Казалось бы, свобода формы сочинений Аввакума безгранична: он не связывает себя никакими литературными условностями, он пишет обо всем – от богословских вопросов до бытовых мелочей; высокие церковнославянизмы стоят у него рядом с площадной бранью. Но тем не менее в его своеобразной литературной манере есть кое-что и от русского Средневековья. Аввакум был не просто книжным человеком, но и очень образованным книжником. Но своими книжными знаниями, своим умением пользоваться книжными приемами и книжным, церковнославянским языком он распоряжается с полной свободой и все с тем же стремлением наибольшего самовыражения. Он любит подкреплять свои мысли цитатами из церковных авторитетов, хотя выбирает цитаты наиболее простые и по мысли, и по форме – «неукрашенные». Он приводит на память тексты Маргарита, Палеи, Хронографа, Толковой Псалтыри, Азбуковника, он знает по Четьям минеям жития святых, знаком с «Александрией», «Историей Иудейской войны» Иосифа Флавия, с повестью о белом клобуке, со сказанием о Флорентийском соборе, с повестью об Акире, с «Великим Зерцалом», с летописью и повестью о Николе Заразском и другими памятниками.
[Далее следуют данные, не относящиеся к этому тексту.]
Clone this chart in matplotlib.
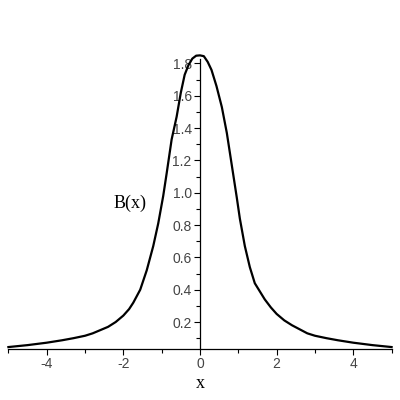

В переписке Аввакума есть эпизоды, как бы овеянные «простотою вымысла» хорошо известного ему Киево-Печерского патерика. Принес Аввакуму «добрый человек» из церкви просвиру. И думал Аввакум, что просвира эта – настоящая, освященная по старому обряду. Он поцеловал ее и положил в уголку. Но с той поры стали каждую ночь наведываться к Аввакуму бесы. Они то завернут Аввакуму голову так, что он едва может вздохнуть, то вышибут из рук четки во время молитвы, а однажды ночью, точь-в-точь как в Киево-Печерском патерике с Исакием, «прискочиша» к Аввакуму «множество бесов и един бес сел з домрою в углу, на месте, где до того просвира лежала, и прочии начаша играти в домры и гутки. А я слушаю. И зело мне грустно…». Только после того, как Аввакум сжег просвиру, бесы перестали докучать ему. «Видишь ли, Маремьяна, – пишет Аввакум, – как бы съел просвиру-ту, так бы что Исакия Печерского затомили». Аввакум не скрывает сходства с киево-печерским рассказом, оно и самому ему кажется удивительным, и тем достигает впечатления полной непосредственности заимствования.